Pilihan-Rakyat.com, Kyoto – Dunia digital kembali memperlihatkan celah pengawasan yang serius dan lemahnya perlindungan bagi pengguna di bawah umur. Seorang bocah laki-laki berusia 10 tahun di Jepang diketahui menghamburkan uang sebesar Rp510 juta hanya untuk memberikan saweran digital kepada sejumlah kreator TikTok. Peristiwa ini terjadi selama tiga bulan berturut-turut, antara Juni hingga Agustus 2024, melalui perangkat iPhone milik saudaranya yang juga masih di bawah umur.
Transaksi fantastis senilai 4,6 juta yen tersebut baru terungkap setelah orangtua menerima tagihan yang mencurigakan. Dari jumlah itu, 3,7 juta yen digunakan khusus untuk membeli koin dan stiker virtual yang kemudian diberikan kepada streamer favoritnya di platform TikTok. Ironisnya, semua proses pembelian berlangsung tanpa verifikasi yang memadai, sehingga anak dapat dengan mudah mengakses dan menghabiskan uang dalam jumlah besar.
Orangtua merasa dirugikan segera melapor ke pusat layanan konsumen serta menghubungi Apple Jepang untuk meminta pengembalian dana. Namun, respons yang diterima jauh dari memuaskan: hanya sekitar 900 ribu yen (Rp78 juta) yang berhasil dikembalikan. Jumlah ini hanya sebagian kecil dari kerugian besar yang telah terjadi.
Tidak terima dengan keputusan tersebut, keluarga memutuskan membawa kasus ini ke jalur hukum. Pada 9 Juli 2025, gugatan resmi diajukan terhadap Apple Japan dan ByteDance Japan, perusahaan induk TikTok, di Pengadilan Kyoto. Mereka menuntut pengembalian dana sebesar 2,8 juta yen (Rp243 juta), dengan dasar Hukum Perdata Jepang yang mengatur bahwa transaksi yang dilakukan anak di bawah umur tanpa izin orangtua dapat dibatalkan secara sah.
Kuasa hukum keluarga menyoroti lemahnya sistem keamanan dan verifikasi yang diterapkan oleh perusahaan teknologi raksasa tersebut. Menurutnya, transaksi sebesar itu seharusnya menimbulkan peringatan otomatis atau memerlukan konfirmasi tambahan dari orangtua, terlebih karena akun yang digunakan terdaftar atas nama anak di bawah umur.
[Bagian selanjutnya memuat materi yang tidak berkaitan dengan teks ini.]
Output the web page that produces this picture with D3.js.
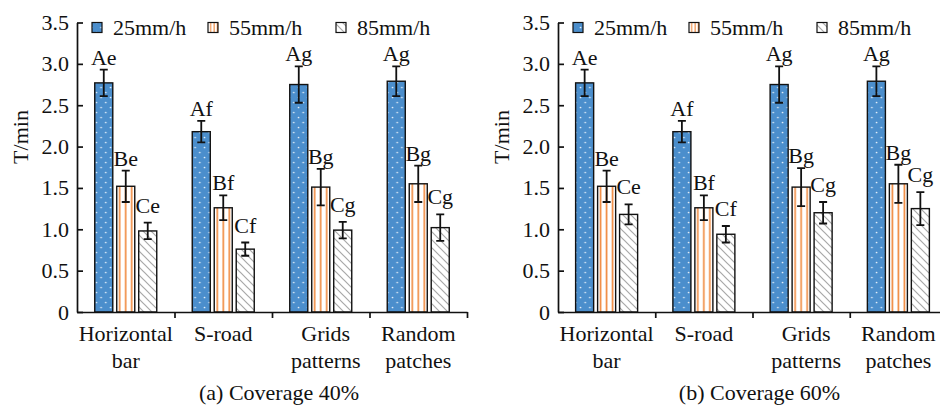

Kasus ini pun memicu diskusi publik yang luas mengenai tanggung jawab dalam era digital. Di satu sisi, orangtua dinilai lalai dalam mengawasi penggunaan perangkat elektronik oleh anak-anak mereka. Namun di sisi lain, perusahaan teknologi juga dianggap abai dengan membiarkan celah sistem yang memungkinkan anak mengakses transaksi bernilai ratusan juta rupiah tanpa pengawasan ketat.
Lebih jauh, kasus ini menjadi alarm bagi pemerintah dan masyarakat global untuk memperkuat regulasi transaksi digital bagi anak-anak, termasuk pembatasan fitur pembelian dalam aplikasi dan mekanisme verifikasi usia yang lebih ketat. Jika tidak segera dibenahi, kejadian serupa dikhawatirkan akan terus berulang di era ekonomi digital yang semakin menggoda, di mana batas antara hiburan dan pemborosan semakin tipis.
Pertanyaannya kini, siapa yang paling bertanggung jawab? Orangtua yang lengah, atau korporasi yang menikmati keuntungan dari ketidaktahuan anak-anak? Jawaban ini bukan hanya soal hukum, tetapi juga tentang masa depan literasi digital dan perlindungan anak di dunia maya.